FDA approves first treatment for rare adrenal tumors

FDA approved on Monday iobenguane I 131 (Azedra—Progenics Pharmaceuticals) injection for the treatment of rare tumors of the adrenal gland (pheochromocytoma or paraganglioma) that are unresectable, have spread beyond the original tumor site, and require systemic anticancer therapy.

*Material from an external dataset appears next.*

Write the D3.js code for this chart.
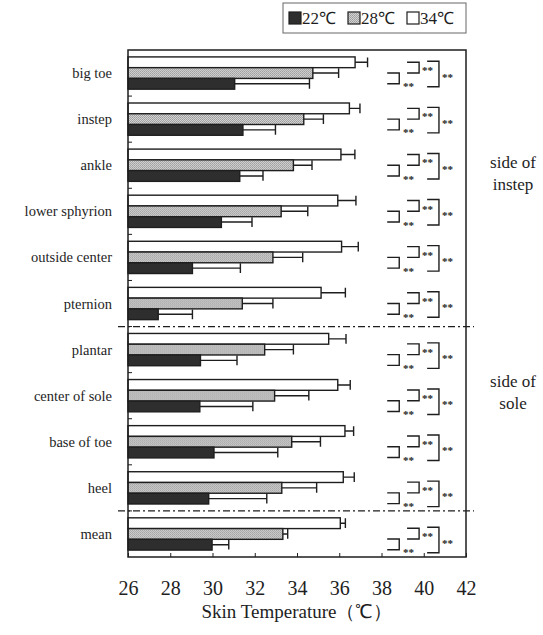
<!DOCTYPE html>
<html>
<head>
<meta charset="utf-8">
<script src="https://cdn.jsdelivr.net/npm/d3@7"></script>
<style>
body { margin: 0; background: #fff; }
svg text { font-family: "Liberation Serif", "Times New Roman", serif; }
</style>
</head>
<body>
<svg id="chart"></svg>
<script>
// sites, top to bottom
const sites = ["big toe", "instep", "ankle", "lower sphyrion", "outside center", "pternion",
               "plantar", "center of sole", "base of toe", "heel", "mean"];
const temps = ["34℃", "28℃", "22℃"];        // order of bars inside a group
const legendTemps = ["22℃", "28℃", "34℃"];

const mean34 = [36.75, 36.48, 36.08, 35.93, 36.11, 35.14, 35.50, 35.93, 36.27, 36.19, 36.05];
const sd34   = [0.59, 0.50, 0.66, 0.86, 0.79, 1.15, 0.82, 0.59, 0.41, 0.52, 0.24];
const mean28 = [34.75, 34.32, 33.83, 33.25, 32.86, 31.41, 32.47, 32.94, 33.75, 33.28, 33.33];
const sd28   = [1.22, 0.93, 0.88, 1.26, 1.41, 1.45, 1.36, 1.62, 1.36, 1.65, 0.23];
const mean22 = [31.05, 31.44, 31.29, 30.42, 29.05, 27.43, 29.43, 29.40, 30.07, 29.82, 29.98];
const sd22   = [3.54, 1.54, 1.10, 1.45, 2.27, 1.62, 1.73, 2.51, 3.02, 2.75, 0.79];

// significance between pairs, same for every site
const pairs = [["28℃", "22℃"], ["34℃", "28℃"], ["34℃", "22℃"]];
const pairMarks = ["**", "**", "**"];

const xTicks = [26, 28, 30, 32, 34, 36, 38, 40, 42];
const sections = [["side of", "instep"], ["side of", "sole"]];

var dimensions = {
    width: 543,
    height: 635,
    margin: { top: 50, bottom: 78, left: 128, right: 77 }
}

var svg = d3.select("#chart")
            .attr("width", dimensions.width)
            .attr("height", dimensions.height)

const ink = "#1e1e1e";

const defs = svg.append("defs");
const pat = defs.append("pattern")
    .attr("id", "stipple")
    .attr("width", 2).attr("height", 2)
    .attr("patternUnits", "userSpaceOnUse");
pat.append("rect").attr("width", 2).attr("height", 2).attr("fill", "#d2d2d2");
pat.append("rect").attr("width", 1).attr("height", 1).attr("fill", "#9c9c9c");
pat.append("rect").attr("x", 1).attr("y", 1).attr("width", 1).attr("height", 1).attr("fill", "#a8a8a8");

const fills = {"34℃": "#ffffff", "28℃": "url(#stipple)", "22℃": "#2e2e2e"};

const data = sites.map((s, i) => ({
    site: s,
    i: i,
    bars: [
        {t: "34℃", m: mean34[i], sd: sd34[i]},
        {t: "28℃", m: mean28[i], sd: sd28[i]},
        {t: "22℃", m: mean22[i], sd: sd22[i]}
    ]
}));

const plotL = dimensions.margin.left, plotR = dimensions.width - dimensions.margin.right;
const plotT = dimensions.margin.top, plotB = dimensions.height - dimensions.margin.bottom;

var xScale = d3.scaleLinear().domain([26, 42]).range([plotL, plotR]);
var yScale = d3.scaleBand().domain(sites).range([plotT, plotB]).paddingInner(0.3).paddingOuter(0.15);
var yInner = d3.scaleBand().domain(temps).range([0, yScale.bandwidth()]);

const gap = yScale.step() * yScale.paddingInner() / 2;
const boundary = i => yScale(sites[i]) - gap;

// bars
var groups = svg.append("g").selectAll("g")
    .data(data).enter().append("g")
    .attr("transform", d => `translate(0, ${yScale(d.site)})`);

groups.selectAll("rect")
    .data(d => d.bars).enter().append("rect")
    .attr("x", xScale(26))
    .attr("y", d => yInner(d.t))
    .attr("width", d => xScale(d.m) - xScale(26))
    .attr("height", yInner.bandwidth())
    .attr("fill", d => fills[d.t])
    .attr("stroke", ink)
    .attr("stroke-width", 1.4);

// error bars (one-sided)
groups.selectAll("path.err")
    .data(d => d.bars).enter().append("path")
    .attr("class", "err")
    .attr("fill", "none")
    .attr("stroke", ink)
    .attr("stroke-width", 1.4)
    .attr("d", d => {
        const y0 = yInner(d.t), yc = y0 + yInner.bandwidth() / 2;
        const x0 = xScale(d.m), x1 = xScale(d.m + d.sd);
        return `M${x0},${yc}H${x1}M${x1},${y0 + 0.5}V${y0 + yInner.bandwidth() - 0.5}`;
    });

// significance brackets
const bracketX = [[38.27, 38.84], [39.21, 39.78], [40.16, 40.72]];
groups.each(function(d) {
    const g = d3.select(this);
    const dy = d.i >= 6 ? 5 : 0;
    const yc = t => yInner(t) + yInner.bandwidth() / 2 + dy;
    pairs.forEach((p, k) => {
        const xa = xScale(bracketX[k][0]), xb = xScale(bracketX[k][1]);
        let ya = yc(p[0]), yb = yc(p[1]);
        if (k === 2) { ya -= 1; yb += 3; }
        g.append("path")
            .attr("fill", "none")
            .attr("stroke", ink)
            .attr("stroke-width", 1.4)
            .attr("d", `M${xa},${ya}H${xb}V${yb}H${xa}`);
        let lx, ly;
        if (k === 0) { lx = xScale(bracketX[1][0]) - 4; ly = yb; }
        else { lx = xb + 3; ly = (ya + yb) / 2; }
        g.append("text")
            .attr("x", lx).attr("y", ly)
            .attr("dy", "0.6em")
            .attr("fill", ink)
            .style("font-size", "11px")
            .style("font-weight", "bold")
            .text(pairMarks[k]);
    });
});

// frame
svg.append("rect")
    .attr("x", plotL).attr("y", plotT)
    .attr("width", plotR - plotL).attr("height", plotB - plotT)
    .attr("fill", "none")
    .attr("stroke", ink)
    .attr("stroke-width", 1.5);

// left ticks between groups
svg.append("g").selectAll("line")
    .data(sites.slice(1).map((s, i) => i + 1)).enter().append("line")
    .attr("x1", plotL).attr("x2", plotL + 4)
    .attr("y1", i => boundary(i)).attr("y2", i => boundary(i))
    .attr("stroke", ink).attr("stroke-width", 1);

// section separators
svg.append("g").selectAll("line")
    .data([6, 10]).enter().append("line")
    .attr("x1", plotL - 10).attr("x2", plotR + 8)
    .attr("y1", i => boundary(i)).attr("y2", i => boundary(i))
    .attr("stroke", ink).attr("stroke-width", 1.2)
    .attr("stroke-dasharray", "7,3,2,3");

// x axis
var xAxisGen = d3.axisBottom(xScale).tickValues(xTicks).tickSize(-4).tickPadding(24).tickFormat(d3.format("d"));
var xAxis = svg.append("g")
    .attr("transform", `translate(0, ${plotB})`)
    .call(xAxisGen)
    .attr("font-family", null);
xAxis.select(".domain").remove();
xAxis.selectAll("line").attr("stroke", ink).attr("stroke-width", 1);
xAxis.selectAll("text")
    .attr("fill", ink)
    .style("font-size", "20px");

svg.append("text")
    .attr("x", (plotL + plotR) / 2)
    .attr("y", 618)
    .attr("text-anchor", "middle")
    .attr("fill", ink)
    .style("font-size", "19px")
    .text("Skin Temperature（℃）");

// site labels
svg.append("g").selectAll("text")
    .data(sites).enter().append("text")
    .attr("x", plotL - 16)
    .attr("y", d => yScale(d) + yScale.bandwidth() / 2)
    .attr("dy", "0.35em")
    .attr("text-anchor", "end")
    .attr("fill", ink)
    .style("font-size", "14.5px")
    .text(d => d);

// section labels
const secY = [162, 381];
sections.forEach((s, k) => {
    const t = svg.append("text")
        .attr("x", 513)
        .attr("y", secY[k])
        .attr("text-anchor", "middle")
        .attr("fill", ink)
        .style("font-size", "17px");
    s.forEach((line, j) => {
        t.append("tspan").attr("x", 513).attr("dy", j === 0 ? "0.35em" : "1.3em").text(line);
    });
});

// legend
const legend = svg.append("g").attr("transform", "translate(283, 3)");
legend.append("rect")
    .attr("width", 183).attr("height", 30)
    .attr("fill", "#fff").attr("stroke", "#666").attr("stroke-width", 1);
const legItem = legend.selectAll("g.item")
    .data(legendTemps).enter().append("g")
    .attr("transform", (d, i) => `translate(${6 + i * 59}, 0)`);
legItem.append("rect")
    .attr("y", 9).attr("width", 12).attr("height", 12)
    .attr("fill", d => fills[d])
    .attr("stroke", ink).attr("stroke-width", 1.2);
legItem.append("text")
    .attr("x", 13).attr("y", 15).attr("dy", "0.35em")
    .attr("fill", ink)
    .style("font-size", "17px")
    .text(d => d);
</script>
</body>
</html>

FDA approved on Monday iobenguane I 131 (Azedra—Progenics Pharmaceuticals) injection for the treatment of rare tumors of the adrenal gland (pheochromocytoma or paraganglioma) that are unresectable, have spread beyond the original tumor site, and require systemic anticancer therapy. The drug was approved for use in adults and adolescents aged 12 years and older. "Many patients with these ultra-rare cancers can be treated with surgery or local therapies, but there are no effective systemic treatments for patients who experience tumor-related symptoms such as high blood pressure," said Richard Pazdur, MD, director of FDA's Oncology Center of Excellence and acting director of the Office of Hematology and Oncology Products in FDA's Center for Drug Evaluation and Research. "Patients will now have an approved therapy that has been shown to decrease the need for blood pressure medication and reduce tumor size in some patients." Commonly reported severe adverse effects reported by patients taking iobenguane I 131 in clinical trials included lymphopenia, neutropenia, thrombocytopenia, fatigue, anemia, increased international normalized ratio, nausea, dizziness, hypertension, and vomiting. The drug, a radioactive therapeutic agent, includes a warning about radiation exposure to patients and family members. There is also a risk of myelosuppression, underactive thyroid, elevations in blood pressure, renal failure or kidney injury, and pneumonitis. Additionally, myelodysplastic syndrome and acute leukemias were observed in patients who took iobenguane I 131, and the magnitude of this risk will continue to be studied.